“Appreciate the woman who was there for you when you weren’t there for yourself. The one who loved you when you barely knew how to love her back. She’s the one God intended for you. Recognize that and don’t let her go”.…Tony Gaskins
I am so conflicted by this quote. I am far from religious but I am spiritual and I do believe that God puts people in your life for a reason; how long they stay in your life is definitely up to you. People often ask me for advice. Now, I am in no way an expert on anything, but I’ve had enough experiences and friends with experiences to be able to give them a fair answer. When it comes to relationships, I very rarely tell someone to walk away. Everyone has their “bullshit limit” and it’s up to them to decide when they have reached it. I have a friend, for privacy reasons I’ll call her “Lisa”. “Lisa” is dating a guy who loves to socialize and has a very big personality. He is ambitious, handsome and loves “Lisa” with everything in him. But he is a habitual liar and couldn’t keep it in his pants to save his life!! Lisa’s guy showers her with gifts, takes her on trips and she knows all his close family and friends. Lisa is very conflicted because this guy is the man of her dreams despite his infidelity.
Growing up a lot of women are taught that as long as he is taking care of home you should not cause him any grief and you should stay with him. This of course varies between cultures, but that is a whole other topic. In reference to the quote above, how do you know if this is who God has really intended for you. Would God want you to be with someone who couldn’t be faithful? Should the fact that he takes care of all your other needs outweigh the fact that he has other women? My advice is to pray. Block out what anyone else has to say and really think about how you are feeling. Are you truly happy or are you painting a happy picture to mask the pain? No one wants a failed relationship under their belt, but you have to do what’s best for you. If you believe that this man can and will change then I’d say go for it. Our intuition is very powerful, listen to it. Don’t let what others may say influence your decision.

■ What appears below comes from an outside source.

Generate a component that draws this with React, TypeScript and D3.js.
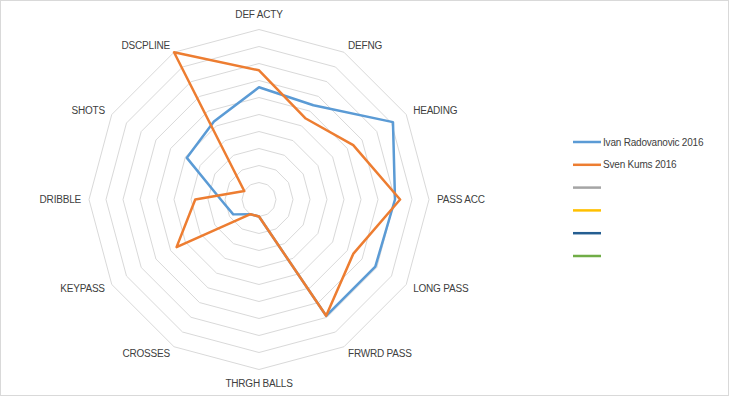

I’ve dealt with men and infidelities in most of my relationships. I’ve handled everyone of them differently, but I always made my decisions on my own. It takes a tough person to walk away and an even tougher person to stick it out. Think with your head as well as your heart and try not to make the same mistakes twice. It’s always best to nip bad habits in the bud when they first occur. Set boundaries and ask yourself have I reached my “bullshit limit”?